* _Given request_
Only one span of the listing below is wanted: the lines from the one with "Give me the matplotlib source for this chart." through the one with "ax.bar(x, TEMPS, width=0.33, color=BAR_COLOR, zorder=3)", reproduced exactly, both ends kept.

* _Given information_
****************************************

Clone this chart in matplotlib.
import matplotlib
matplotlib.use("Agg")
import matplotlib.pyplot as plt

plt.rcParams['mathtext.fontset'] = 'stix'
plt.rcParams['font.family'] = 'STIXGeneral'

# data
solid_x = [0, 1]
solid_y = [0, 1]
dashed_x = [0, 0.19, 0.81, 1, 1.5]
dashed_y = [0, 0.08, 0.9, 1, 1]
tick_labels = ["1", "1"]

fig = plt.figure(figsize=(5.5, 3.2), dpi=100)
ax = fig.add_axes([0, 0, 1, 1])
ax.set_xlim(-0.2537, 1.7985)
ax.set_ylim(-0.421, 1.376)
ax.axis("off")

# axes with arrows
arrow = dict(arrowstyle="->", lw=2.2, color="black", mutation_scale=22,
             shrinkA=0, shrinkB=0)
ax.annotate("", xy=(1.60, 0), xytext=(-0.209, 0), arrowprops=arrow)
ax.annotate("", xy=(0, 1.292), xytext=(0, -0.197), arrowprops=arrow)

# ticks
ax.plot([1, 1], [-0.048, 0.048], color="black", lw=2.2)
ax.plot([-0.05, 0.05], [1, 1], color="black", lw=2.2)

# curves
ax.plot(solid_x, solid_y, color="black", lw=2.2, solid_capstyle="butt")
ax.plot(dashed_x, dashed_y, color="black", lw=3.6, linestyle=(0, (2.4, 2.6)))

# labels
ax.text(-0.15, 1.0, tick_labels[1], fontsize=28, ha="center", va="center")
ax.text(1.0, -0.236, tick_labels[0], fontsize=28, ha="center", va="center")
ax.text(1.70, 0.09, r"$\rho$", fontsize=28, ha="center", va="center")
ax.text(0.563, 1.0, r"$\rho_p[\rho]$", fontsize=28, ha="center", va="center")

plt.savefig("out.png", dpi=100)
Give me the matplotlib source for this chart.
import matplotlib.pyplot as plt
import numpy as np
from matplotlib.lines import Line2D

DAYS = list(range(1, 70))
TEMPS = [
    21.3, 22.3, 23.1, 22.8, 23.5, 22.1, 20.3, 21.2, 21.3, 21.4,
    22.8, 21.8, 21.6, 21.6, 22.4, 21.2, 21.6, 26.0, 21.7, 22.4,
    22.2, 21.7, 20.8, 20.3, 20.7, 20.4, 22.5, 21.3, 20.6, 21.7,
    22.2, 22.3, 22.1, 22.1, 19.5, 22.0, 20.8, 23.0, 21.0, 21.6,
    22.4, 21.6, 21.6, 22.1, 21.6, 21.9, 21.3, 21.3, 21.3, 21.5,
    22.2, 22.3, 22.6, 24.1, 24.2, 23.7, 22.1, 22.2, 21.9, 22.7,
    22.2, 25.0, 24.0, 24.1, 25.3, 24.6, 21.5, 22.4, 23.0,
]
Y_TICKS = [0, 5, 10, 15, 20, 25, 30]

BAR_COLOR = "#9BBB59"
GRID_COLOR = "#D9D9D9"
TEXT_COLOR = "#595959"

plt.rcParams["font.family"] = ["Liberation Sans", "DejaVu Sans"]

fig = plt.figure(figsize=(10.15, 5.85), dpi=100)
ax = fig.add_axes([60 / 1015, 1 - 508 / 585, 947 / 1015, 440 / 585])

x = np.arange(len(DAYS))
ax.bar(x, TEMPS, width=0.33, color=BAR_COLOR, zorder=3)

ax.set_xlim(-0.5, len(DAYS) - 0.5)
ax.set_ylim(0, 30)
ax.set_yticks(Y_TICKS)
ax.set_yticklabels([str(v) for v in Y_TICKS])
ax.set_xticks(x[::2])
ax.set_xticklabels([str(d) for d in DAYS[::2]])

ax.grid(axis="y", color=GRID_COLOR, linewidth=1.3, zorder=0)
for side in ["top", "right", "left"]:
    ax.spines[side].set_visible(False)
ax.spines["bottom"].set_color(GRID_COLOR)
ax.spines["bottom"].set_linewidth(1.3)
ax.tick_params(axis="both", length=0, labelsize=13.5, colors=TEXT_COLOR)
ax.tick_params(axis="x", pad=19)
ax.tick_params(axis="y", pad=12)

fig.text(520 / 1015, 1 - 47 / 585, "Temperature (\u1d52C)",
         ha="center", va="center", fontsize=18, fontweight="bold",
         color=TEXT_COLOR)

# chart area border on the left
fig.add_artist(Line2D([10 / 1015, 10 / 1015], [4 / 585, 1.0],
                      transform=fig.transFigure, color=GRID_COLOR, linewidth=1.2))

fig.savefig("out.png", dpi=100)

****************************************

* _Completed exercise_
Give me the matplotlib source for this chart.
import matplotlib.pyplot as plt
import numpy as np
from matplotlib.lines import Line2D

DAYS = list(range(1, 70))
TEMPS = [
    21.3, 22.3, 23.1, 22.8, 23.5, 22.1, 20.3, 21.2, 21.3, 21.4,
    22.8, 21.8, 21.6, 21.6, 22.4, 21.2, 21.6, 26.0, 21.7, 22.4,
    22.2, 21.7, 20.8, 20.3, 20.7, 20.4, 22.5, 21.3, 20.6, 21.7,
    22.2, 22.3, 22.1, 22.1, 19.5, 22.0, 20.8, 23.0, 21.0, 21.6,
    22.4, 21.6, 21.6, 22.1, 21.6, 21.9, 21.3, 21.3, 21.3, 21.5,
    22.2, 22.3, 22.6, 24.1, 24.2, 23.7, 22.1, 22.2, 21.9, 22.7,
    22.2, 25.0, 24.0, 24.1, 25.3, 24.6, 21.5, 22.4, 23.0,
]
Y_TICKS = [0, 5, 10, 15, 20, 25, 30]

BAR_COLOR = "#9BBB59"
GRID_COLOR = "#D9D9D9"
TEXT_COLOR = "#595959"

plt.rcParams["font.family"] = ["Liberation Sans", "DejaVu Sans"]

fig = plt.figure(figsize=(10.15, 5.85), dpi=100)
ax = fig.add_axes([60 / 1015, 1 - 508 / 585, 947 / 1015, 440 / 585])

x = np.arange(len(DAYS))
ax.bar(x, TEMPS, width=0.33, color=BAR_COLOR, zorder=3)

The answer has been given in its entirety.